Using fancy methods to estimate shipping dates (Joel Spolsky's FogBugz)

Joel Spolsky (of Joel on Software fame) is in the midst of a World Tour, showing off the latest version of his company's bug tracking and project management software, FogBugz 6.0.

I went along to see him when he visited Princeton, mainly out of curiosity. It turns out that FogBugz is pretty awesome. Let me highlight a couple of its most endearing features:

- the built-in wiki has the best WYSYWG editor I've seen

- utilizes backlinking between cases as a simple but handy aggregating related bugs

- really low barrier to entry for creating new bug reports

- beautifully integrated with email and discussion lists

Fine. But what really appealed to me was their emphasis on planning, and on tools that enabled more accurate estimations of shipping dates ('evidence-based scheduling'). Firstly, they make it as easy as possible to log one's activities ('currently working on blah'), so that the system can keep track of how long is being spent on each case. Secondly, they require you to estimate up front how long you think that each case is going to take.

Now, in principle one's ship date should now be determined by the some function of the number of cases left in your milestones list, how long each is projected to take, and the number of developers at your disposal. In reality, of course, these estimates are probably wrong. One can look at the history of an individual's estimates, and compare them to how long things actually took. Perhaps I'm regularly off by a factor of 2 - so if I say something's going to take four hours, it's probably going to take the whole day. FogBugz builds a simple regression model, predicting actual duration from estimated duration for each developer, from which it can easily spot this factor-of-two trend.

If I'm reliably off by a factor of two, then that's actually a kind of good news. It means that the system can be confident of its adjusted estimates. It means that the system can guess when the team is *actually* going to meet its milestones, rather than when they think they're going to, by using the predicted durations from its regression model.

But things are probably more complicated. What if someone's estimates are sometimes off by a factor of two, sometimes a factor of four, sometimes even over-compensating in the opposite direction?

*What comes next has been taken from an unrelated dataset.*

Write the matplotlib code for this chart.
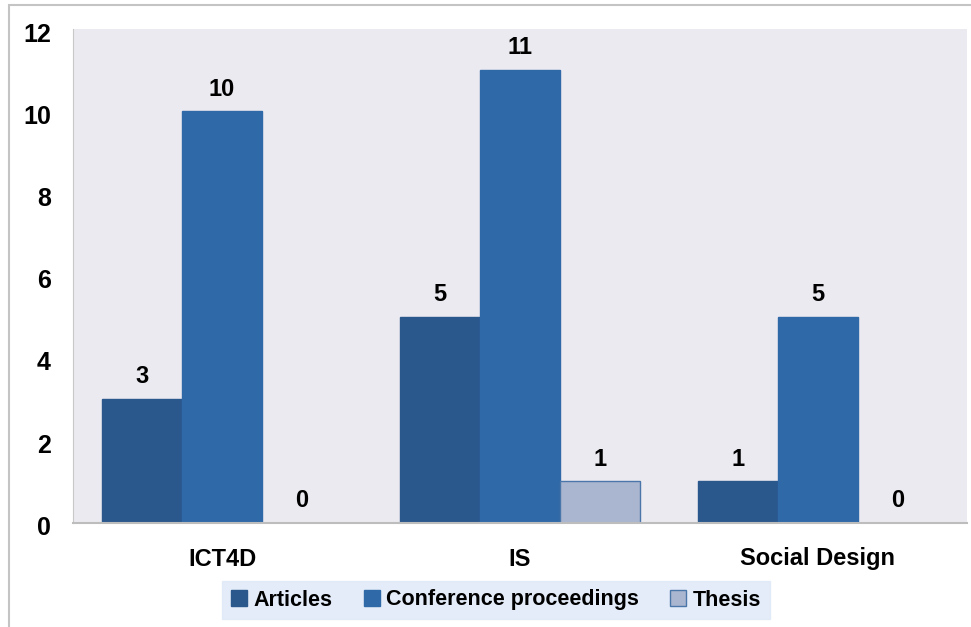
import numpy as np
import matplotlib.pyplot as plt
from matplotlib.patches import Rectangle
from matplotlib.transforms import ScaledTranslation

# data
categories = ["ICT4D", "IS", "Social Design"]
articles = [3, 5, 1]
conference = [10, 11, 5]
thesis = [0, 1, 0]
series_names = ["Articles", "Conference proceedings", "Thesis"]

plt.rcParams['font.family'] = ['Liberation Sans', 'DejaVu Sans']
plt.rcParams['font.weight'] = 'bold'

fig = plt.figure(figsize=(9.71, 6.27), dpi=100)
ax = fig.add_axes([73/971, 1 - 522.5/627, (967-73)/971, (522.5-29)/627])

# outer frame (top + left edges visible)
fig.patches.append(Rectangle((9/971, -0.1), 1.2, 1.1 - 5/627, transform=fig.transFigure,
                             fill=False, edgecolor='#c4c4c4', linewidth=1.5))

x = np.arange(len(categories))
w = 0.268
colors = ['#2a578c', '#2f69a7', '#aab6cf']
edges = ['#2a578c', '#2f69a7', '#4a76aa']
handles = []
for i, (vals, name) in enumerate(zip([articles, conference, thesis], series_names)):
    bars = ax.bar(x + (i - 1) * w, vals, w, color=colors[i], edgecolor=edges[i],
                  linewidth=1.0, label=name, zorder=2)
    handles.append(bars)
    for b, v in zip(bars, vals):
        ax.text(b.get_x() + b.get_width() / 2, v + 0.26, str(v), ha='center', va='bottom',
                fontsize=17, fontweight='bold', color='black')

ax.set_xlim(-0.5, 2.5)
ax.set_ylim(0, 12)
ax.set_yticks(range(0, 13, 2))
ax.set_xticks(x)
ax.set_xticklabels(categories, fontsize=17, fontweight='bold')
ax.tick_params(axis='y', labelsize=18, length=0, pad=16)
ax.tick_params(axis='x', length=0, pad=18)
# y labels sit a little below their gridline in the original
shift = ScaledTranslation(0, -3/100, fig.dpi_scale_trans)
for lab in ax.get_yticklabels():
    lab.set_fontweight('bold')
    lab.set_transform(lab.get_transform() + shift)
ax.set_facecolor('#ebeaf0')
for s in ['top', 'right']:
    ax.spines[s].set_visible(False)
ax.spines['left'].set_color('#c8c8c8')
ax.spines['bottom'].set_color('#bdbdbd')
ax.spines['bottom'].set_linewidth(1.5)

leg = fig.legend(handles=handles, labels=series_names, loc='center',
                 bbox_to_anchor=(496/971, 1 - 600/627), ncol=3, fontsize=15.5,
                 frameon=True, fancybox=False, handlelength=0.75, handleheight=0.75,
                 handletextpad=0.3, columnspacing=1.45, borderpad=0.4)
leg.get_frame().set_facecolor('#dde8f7')
leg.get_frame().set_edgecolor('#dde8f7')
for t in leg.get_texts():
    t.set_fontweight('bold')

fig.savefig('out.png', dpi=100)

The variability in the goodness of this person's estimates is more problematic for our projections. FogBugz's solution is to use a kind of non-parametric permutation statistic to estimate 5%, 50% and 95% confidence intervals for shipping dates. I think the idea is to create a bajillion synthetic potential futures for each developer, each created by shuffling the evidence from their track record of estimations. We create a bajillion projected ship dates, each a combination of a set of synthetic developer-futures. Then, when the team manager wants to know the likelihood of shipping in time for Christmas, he or she can tell where it lies amidst the distribution of bajillion projected ship dates - if Christmas is earlier than all but a handful of the bajillion projected ship dates, then maybe there's less than a 5% chance of shipping on time. If Christmas lies somewhere in the middle of the bajillion-strong distribution, then the system might estimate a 50% chance of shipping on time.

This idea of scrambling the past to generate a distribution is at the center of most non-parametric statistical tests, which avoid making assumptions about normal distributions, homescedasticity and other evil-sounding stuff that's unlikely to be true in the real world. Anyway, props to Fog Creek for attempting to inject some low-level statistical intelligence in a way that might very plausibly work.